From Labor Action, Vol. 5 No. 11, 17 March 1941, p. 3.
Transcribed & marked up by Einde O’ Callaghan for the Encyclopaedia of Trotskyism On-Line (ETOL).
Negotiations between the coal operators and the United Mine Workers of America began Tuesday morning. Conferences between the United States Steel Corp, and the Steel Workers Organizing Committee are also in progress. The negotiations between the miners and the coal mine owners overlap with those between the steel workers and the steel operators. This, because some of the largest mines are owned by the United States Steel Corp. and other large steel companies such as Jones & Laughlin. These are the “captive mines” such as those operated by the Frick Coal Co., subsidiary of U.S. Steel.
The present two-year contract of the miners expires March 31. The contract of the steel workers with U.S. Steel runs perpetually unless it is called off by the SWOC or the Corporation.
The central demand of the miners and the steel workers is an increase in wages. At present the miners have a 35-hour week and a basic daily wage of $6.00 in the North and $5.60 in the South. The miners will probably demand a 30-hour week and a $1.00 a day increase in pay.
The SWOC has already rejected the 2½ cents an hour increase offered by U.S. Steel. The union wants 10 cents an hour increase. Among other demands of the union are:
A reading of the present demands of the SWOC reveals a number of important points that were not covered in the original contract with U.S. Steel. At present the SWOC is bargaining agent only for union members. This despite the fact that there is no union in steel other than the SWOC. There has not been any other union that could in any sense be called representative of the steel workers for at least 40 years.
The way, of course, for the SWOC to push this demand and to make the demand effective is to complete the organization of the steel industry and to set up a real steel international. At present the SWOC is a loose aggregation, completely controlled from the top. The top officers of the SWOC sign contracts without submitting the contract to the workers involved for approval or rejection. Contracts do not cover all the plants of a company or all of the several subsidiary companies of a holding company like U.S. Steel. The SWOC is seeking now to correct this weakness in its relations with U.S. Steel but nothing has been done yet to strengthen the union internally by making it a more militant and better fighting organization. For this more internal democracy is needed, the encouragement of more initiative from the Union membership and locals, the complete organization of the industry and the formation of a steel international union.
U.S. Steel is not paying time and a half for overtime in excess of the basic work day of eight hours. Furthermore, by judicious juggling of the work week fay the “stagger” system, the corporation is in position to tamper with the time and a half provision. Added to this is the fact that the workers lose Saturdays and Sundays off.
The union demands do not define what is meant by “improvement of the present grievance machinery.” However, it is evident that here is a real sore spot. This is usually the case in all loosely drawn contracts. If grievance procedure is not clearly defined, well understood by the workers and an efficient grievance committee established, the company can render a contract completely useless. This is a further reason for establishing an international in steel and putting the union under the democratic control of the workers.

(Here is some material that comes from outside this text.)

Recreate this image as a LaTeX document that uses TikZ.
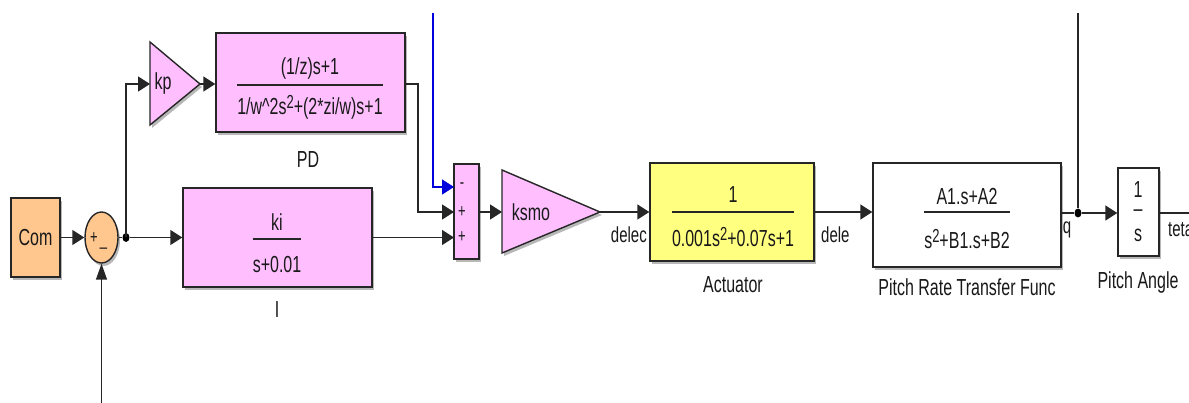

It is impossible for a committee, at the top, and removed from the daily practical problems that come up in every plant, to handle grievances efficiently. This holds not only for the national leadership but also for any local or regional leadership appointed from the top. Day-to-day grievances can be handled effectively only by elected representatives or committees of the men in the shops. These representatives should be employed in the shops. When it is necessary for international officers to step in, it should be at the request of the men in the plants and in consultation with their elected shop representatives. No union contracts should be signed until the union membership has had the opportunity to approve or reject them.
From demand “9” it seems that the SWOC has had some difficulties in collecting dues. In the final showdown, the inclination of workers to pay dues will be decided by the service which they feel the union is giving them. No company-union “machinery” can take the place of a militant, loyal and democratic union leadership.
The demand SWOC makes of U.S. Steel for an increase of ten cents an hour is far too low. The present base pay is 62½ cents an hour. The demand should be for a $1.00-an-hour minimum for a base 30-hour week. All work over 30 hours should be at time and a half rates, with double time for Saturdays, Sundays and holidays. This should hold, of course, not only for U.S. Steel but for all the steel companies.
The miners have a higher wage rate than the steel workers and they are asking an increase. This is correct. The coal industry is beginning to boom again. Holders of coal company stock are sitting by gleefully waiting for the dividends to begin rolling in. Coal output increased in 1940 by 61,000,000 tons over 1939. The output of 1941 will be greater than for 1940.
The steel corporations are making fabulous profits. These profits will increase during 1941. Workers are far too modest in demanding move of the wealth which they create by their sweat and toil. They are too willing to divide up with the boss. The way this works out in practice is for the boss to get the lion’s share although he performs no useful and necessary service. In fact the coupon clippers and those who draw down the big dividends are not entitled to anything.